## [Information given]
· · · · ·

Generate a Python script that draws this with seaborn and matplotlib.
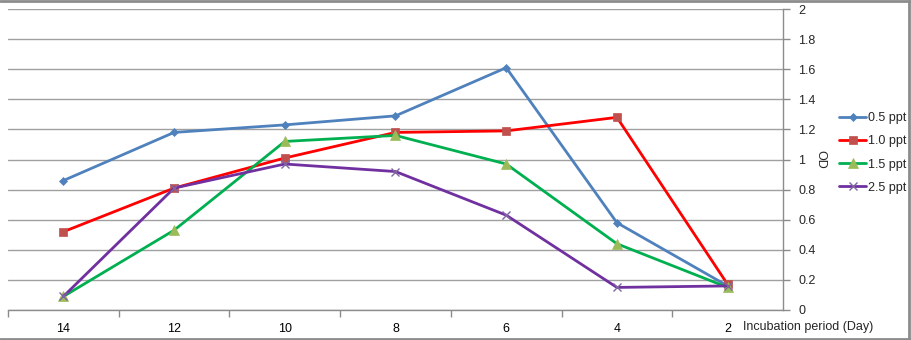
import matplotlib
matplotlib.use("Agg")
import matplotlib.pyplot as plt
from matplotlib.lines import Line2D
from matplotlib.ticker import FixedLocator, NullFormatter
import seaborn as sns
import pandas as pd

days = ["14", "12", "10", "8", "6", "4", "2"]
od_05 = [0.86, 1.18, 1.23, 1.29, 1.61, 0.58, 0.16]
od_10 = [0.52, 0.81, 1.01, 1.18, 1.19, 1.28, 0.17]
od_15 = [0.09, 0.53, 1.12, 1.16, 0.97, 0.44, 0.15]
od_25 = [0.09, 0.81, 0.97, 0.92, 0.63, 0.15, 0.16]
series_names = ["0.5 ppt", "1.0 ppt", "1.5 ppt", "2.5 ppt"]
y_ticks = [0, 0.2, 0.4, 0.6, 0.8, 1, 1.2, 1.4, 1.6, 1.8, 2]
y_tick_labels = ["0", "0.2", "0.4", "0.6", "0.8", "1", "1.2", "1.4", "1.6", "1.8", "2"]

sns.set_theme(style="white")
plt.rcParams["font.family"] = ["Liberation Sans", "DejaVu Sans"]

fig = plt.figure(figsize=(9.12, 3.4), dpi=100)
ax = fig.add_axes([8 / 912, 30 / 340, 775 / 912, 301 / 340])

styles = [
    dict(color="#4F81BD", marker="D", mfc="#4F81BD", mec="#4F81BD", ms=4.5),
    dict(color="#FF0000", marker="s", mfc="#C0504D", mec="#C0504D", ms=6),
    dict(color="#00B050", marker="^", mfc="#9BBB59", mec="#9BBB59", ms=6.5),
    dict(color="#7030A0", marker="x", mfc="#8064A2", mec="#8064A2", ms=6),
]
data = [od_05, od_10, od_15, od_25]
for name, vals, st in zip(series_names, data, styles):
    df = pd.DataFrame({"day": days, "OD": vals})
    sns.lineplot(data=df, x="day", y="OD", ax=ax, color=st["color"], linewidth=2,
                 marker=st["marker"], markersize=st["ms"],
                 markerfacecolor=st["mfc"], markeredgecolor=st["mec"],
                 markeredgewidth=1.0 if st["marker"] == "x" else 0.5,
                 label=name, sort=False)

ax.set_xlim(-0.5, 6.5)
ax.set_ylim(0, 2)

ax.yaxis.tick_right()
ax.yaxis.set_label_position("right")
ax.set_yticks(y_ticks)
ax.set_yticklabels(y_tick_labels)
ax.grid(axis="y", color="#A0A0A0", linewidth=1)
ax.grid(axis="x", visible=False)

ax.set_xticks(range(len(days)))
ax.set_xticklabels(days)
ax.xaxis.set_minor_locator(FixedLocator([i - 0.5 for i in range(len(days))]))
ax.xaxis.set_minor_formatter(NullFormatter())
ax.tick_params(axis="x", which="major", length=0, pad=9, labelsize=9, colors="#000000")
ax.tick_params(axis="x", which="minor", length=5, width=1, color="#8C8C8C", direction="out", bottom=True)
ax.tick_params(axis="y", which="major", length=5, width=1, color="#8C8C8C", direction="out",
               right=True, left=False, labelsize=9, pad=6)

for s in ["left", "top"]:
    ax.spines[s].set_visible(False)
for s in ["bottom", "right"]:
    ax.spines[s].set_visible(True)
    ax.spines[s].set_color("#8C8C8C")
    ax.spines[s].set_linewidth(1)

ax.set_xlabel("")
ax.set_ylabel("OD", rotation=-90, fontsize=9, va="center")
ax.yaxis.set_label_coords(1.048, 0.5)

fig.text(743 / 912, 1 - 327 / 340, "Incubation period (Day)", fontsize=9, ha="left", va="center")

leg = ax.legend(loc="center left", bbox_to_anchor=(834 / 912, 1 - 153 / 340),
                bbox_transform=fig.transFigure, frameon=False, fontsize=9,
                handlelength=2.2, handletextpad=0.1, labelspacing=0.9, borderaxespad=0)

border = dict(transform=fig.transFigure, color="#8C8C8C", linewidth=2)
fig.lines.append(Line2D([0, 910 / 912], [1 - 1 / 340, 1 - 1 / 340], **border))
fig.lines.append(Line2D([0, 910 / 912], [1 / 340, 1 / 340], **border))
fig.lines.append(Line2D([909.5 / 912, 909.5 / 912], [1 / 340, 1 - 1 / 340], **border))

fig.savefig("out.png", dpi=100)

· · · · ·

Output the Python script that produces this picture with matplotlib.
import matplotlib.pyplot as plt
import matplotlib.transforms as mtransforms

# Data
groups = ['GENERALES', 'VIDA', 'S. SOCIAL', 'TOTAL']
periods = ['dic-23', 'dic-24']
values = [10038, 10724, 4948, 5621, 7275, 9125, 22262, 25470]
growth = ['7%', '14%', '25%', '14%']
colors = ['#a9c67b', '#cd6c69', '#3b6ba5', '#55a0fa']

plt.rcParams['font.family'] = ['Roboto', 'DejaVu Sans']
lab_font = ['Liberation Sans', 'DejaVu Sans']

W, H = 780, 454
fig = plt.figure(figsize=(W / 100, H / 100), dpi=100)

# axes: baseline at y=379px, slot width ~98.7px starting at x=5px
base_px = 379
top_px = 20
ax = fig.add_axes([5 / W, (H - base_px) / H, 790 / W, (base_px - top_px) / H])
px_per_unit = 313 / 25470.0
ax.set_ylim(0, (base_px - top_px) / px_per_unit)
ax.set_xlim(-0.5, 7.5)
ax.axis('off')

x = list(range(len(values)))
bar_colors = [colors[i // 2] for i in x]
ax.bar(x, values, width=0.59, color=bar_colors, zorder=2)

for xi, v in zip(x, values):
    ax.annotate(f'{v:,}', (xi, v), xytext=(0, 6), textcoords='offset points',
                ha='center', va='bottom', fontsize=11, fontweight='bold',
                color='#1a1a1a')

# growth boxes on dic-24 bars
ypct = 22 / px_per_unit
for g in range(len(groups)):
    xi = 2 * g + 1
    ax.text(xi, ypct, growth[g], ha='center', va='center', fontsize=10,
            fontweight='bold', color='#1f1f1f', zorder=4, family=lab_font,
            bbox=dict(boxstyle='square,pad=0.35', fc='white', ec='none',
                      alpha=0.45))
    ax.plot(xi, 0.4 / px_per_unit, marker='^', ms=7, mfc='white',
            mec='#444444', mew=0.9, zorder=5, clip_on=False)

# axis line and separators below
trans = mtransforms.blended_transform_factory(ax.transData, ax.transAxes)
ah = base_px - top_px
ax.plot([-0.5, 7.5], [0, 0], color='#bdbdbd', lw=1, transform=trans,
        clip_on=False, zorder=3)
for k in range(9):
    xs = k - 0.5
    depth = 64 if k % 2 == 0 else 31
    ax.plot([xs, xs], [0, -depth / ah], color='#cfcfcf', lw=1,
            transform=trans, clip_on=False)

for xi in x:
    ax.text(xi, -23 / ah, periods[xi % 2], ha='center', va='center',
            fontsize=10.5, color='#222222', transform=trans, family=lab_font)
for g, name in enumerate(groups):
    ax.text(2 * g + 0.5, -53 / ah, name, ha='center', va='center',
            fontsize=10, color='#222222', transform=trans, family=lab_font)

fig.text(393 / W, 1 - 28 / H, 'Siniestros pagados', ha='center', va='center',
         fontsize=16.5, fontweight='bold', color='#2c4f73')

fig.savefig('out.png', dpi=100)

· · · · ·

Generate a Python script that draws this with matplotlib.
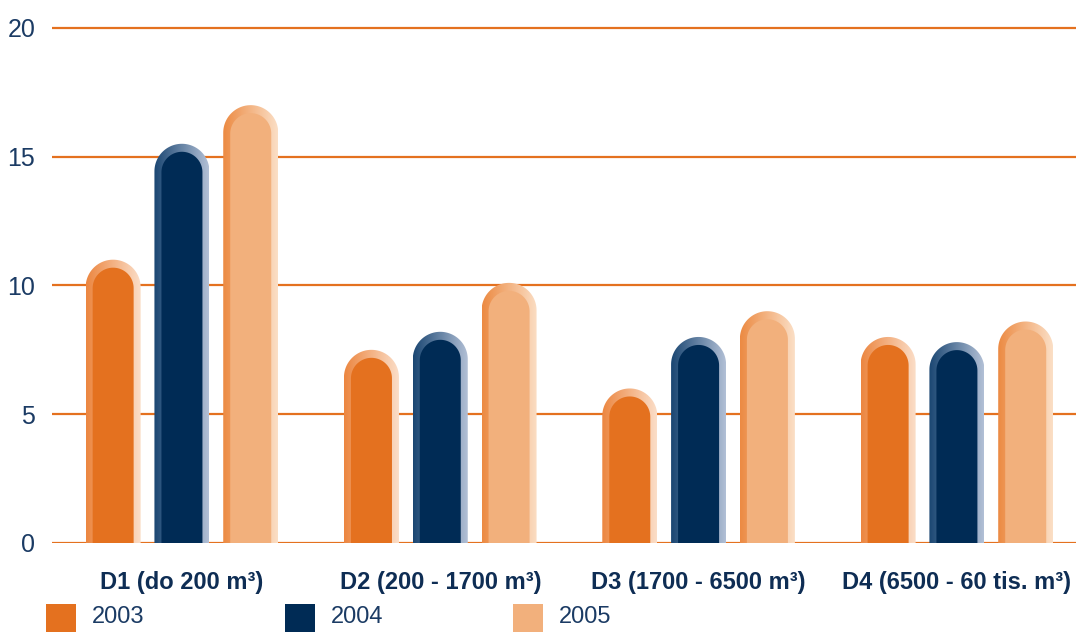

· · · · ·

## [Brief]
From the line with "Output the Python" through the line with "ax.bar(x, values, width=0.59, color=bar_colors, zorder=2)", set down every line exactly and nothing besides.

## [Response to this task]
Output the Python script that produces this picture with matplotlib.
import matplotlib.pyplot as plt
import matplotlib.transforms as mtransforms

# Data
groups = ['GENERALES', 'VIDA', 'S. SOCIAL', 'TOTAL']
periods = ['dic-23', 'dic-24']
values = [10038, 10724, 4948, 5621, 7275, 9125, 22262, 25470]
growth = ['7%', '14%', '25%', '14%']
colors = ['#a9c67b', '#cd6c69', '#3b6ba5', '#55a0fa']

plt.rcParams['font.family'] = ['Roboto', 'DejaVu Sans']
lab_font = ['Liberation Sans', 'DejaVu Sans']

W, H = 780, 454
fig = plt.figure(figsize=(W / 100, H / 100), dpi=100)

# axes: baseline at y=379px, slot width ~98.7px starting at x=5px
base_px = 379
top_px = 20
ax = fig.add_axes([5 / W, (H - base_px) / H, 790 / W, (base_px - top_px) / H])
px_per_unit = 313 / 25470.0
ax.set_ylim(0, (base_px - top_px) / px_per_unit)
ax.set_xlim(-0.5, 7.5)
ax.axis('off')

x = list(range(len(values)))
bar_colors = [colors[i // 2] for i in x]
ax.bar(x, values, width=0.59, color=bar_colors, zorder=2)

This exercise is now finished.